Despite that, this type of software is more popular than ever before. The reasons for that include not having to pay for each version of the app multiple times, availability from any device at any time, stability, easy maintenance, and integration, among many other benefits.
Out of all approaches, this one resembles native development the most. The logic is coded on the object-oriented language C#, while the UI is written on XAML. It’s handy when you need to create an application quickly and a flashy user interface is not the main priority. It has all the capabilities of .NET Core, but the substantial advantages of this tool stop there. Xamarin used to have so much potential that Microsoft bought it. Despite that, the support didn’t improve in the slightest. The drawbacks that were there at launch are still there to this day. And there are plenty of them:
Use Xamarin when:
Avoid it when:
It has a sizable community and various libraries that can be used to write UI elements among many other things. It is structurally similar to React.JS, which means that the learning barrier is quite low and web-developers can work on it.
Expo makes it even easier to use this service. It’s an SDK (software development kit) that comes pre-packaged with everything you may need during mobile development (features like notifications, near-field communication, and such). The platform of the end-user doesn’t even have to be taken into account since everything is implemented on their servers.
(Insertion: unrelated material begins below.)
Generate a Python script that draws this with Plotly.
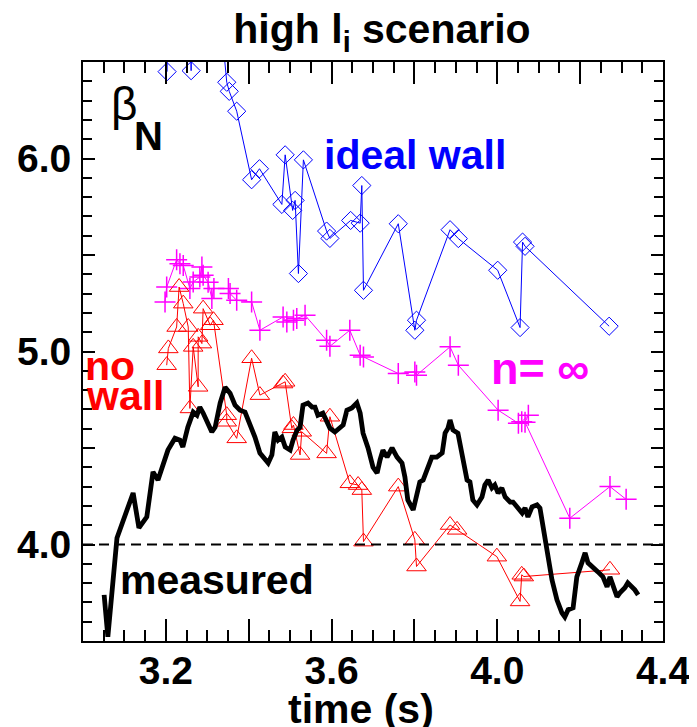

Expo also provides a separate debugging tool: Expo Client. It’s installed on smartphones and works without connecting to a computer at all. It’s also done with the help of their servers. In addition, Expo Client can be used to conveniently look through demos of various libraries. You just need to scan the QR code, as demonstrated on this website.
The only important drawback is its incompatibility with native components. As a result, libraries written in native languages can’t be used. But if this isn’t an issue, it’’s a great choice with Expo helping you develop a client application even quicker.
You can check out all the capabilities of PWAs on whatwebcando.today. However, the feature list on iOS is not yet fully implemented, since Safari has fewer features than Chrome. It’s getting there though. Using Lighthouse during development is also highly recommended. This extension analyzes a website and lets you know it is a PWA, pointing out any missing features if not.
If the feature list and UI/UX of the mobile version of the website suit your needs, it can easily be converted into a PWA Software-as-a-Service. In addition to an application that is ready to be uploaded to the market, you will also get desktop versions for Mac, Windows, and Linux.
Statistics also back up this approach. This is especially relevant if you are planning on releasing your app to the public and not just use it for internal processes in your company. The crucial stat that deserves your attention is the app fatigue rate. It has been dropping for a long while now. People are tired of installing new apps, with the vast majority using the same five and not downloading anything new. Since PWA doesn’t require installation you can get way more eyes on your product. If its SEO is optimized, then it can be found through search engines as well.
Cross-platform development is a peculiar case. There was a time when it was if not impossible then extremely tricky. However, when it comes to software development it’s only a matter of time before new solutions come along and better tools are created. What once was dismissed entirely now has a variety of valid options. As you’ve seen for yourself, some of them are more suited for certain goals than the others. However, this shows that the creation of cross-platform apps is a viable sector of the software development industry.